• full name: tenpy.algorithms.plane_wave_excitation

  • parent module: tenpy.algorithms

  • type: module


Inheritance diagram of tenpy.algorithms.plane_wave_excitation

MultiSitePlaneWaveExcitationEngine(psi, ...)

Engine to compute quasiparticle excitations across multiple sites for uniform MPS.

PlaneWaveExcitationEngine(psi, model, ...)

Base engine to compute quasiparticle excitations for uniform MPS.


append_left_env(As, Bs, L[, Ws])

Contract all tensors in As and Bs to the left environment L.

append_right_env(As, Bs, R[, Ws])

Contract all tensors in As and Bs to the right environment R.

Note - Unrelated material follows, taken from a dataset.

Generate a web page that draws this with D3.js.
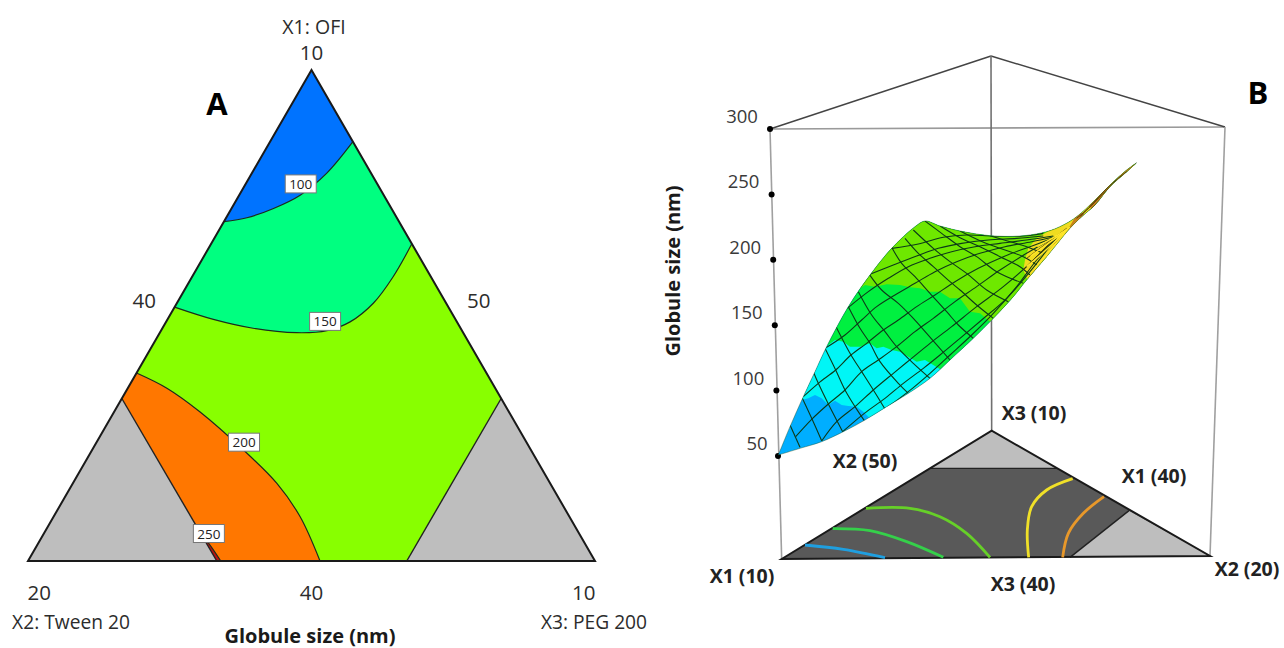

construct_orthogonal(M[, left])

find (left) orthogonal complement of tensor M

Module description

Plane wave excitations ansatz

The quasiparticle ansatz, utilizing plane wave states, offers a powerful approach for computing low-energy excitations. For finite systems, we could employ DMRG with different charge sectors to find these states. For infinite systems, an efficient algorithm was introduced in [haegeman2012]. By working directly in the tangent space of a uniform MPS [vanderstraeten2019], we can use translational invariance to specify momentum.

The plane wave excitation finds excitation of a UniformMPS. By summing over all states, where one tensor is replaced with an excited tensor B, we get a state with a fixed momentum MomentumMPS. The tensors B are decomposed into -B- = -V-X-, where V is the orthogonal complement of the usual A-tensors of the uniform MPS, and X contains the variational parameters. The algorithm constructs an effective Hamiltonian for X and finds the low-energy states using an iterative eigensolver. Since we don’t sweep as e.g. in DMRG, more Lanczos steps may be required. Increase those until the energy is converged!

Additionally, we can specify X to be in a given charge sector.

The PlaneWaveExcitationEngine optimizes the X for each tensor in the unit cell. The ansatz can be extended to include excitations that span several sites. This is implemented in MultiSitePlaneWaveExcitationEngine. Note that with the current implementation, the numerical costs scale exponentially with the number of exciting sites.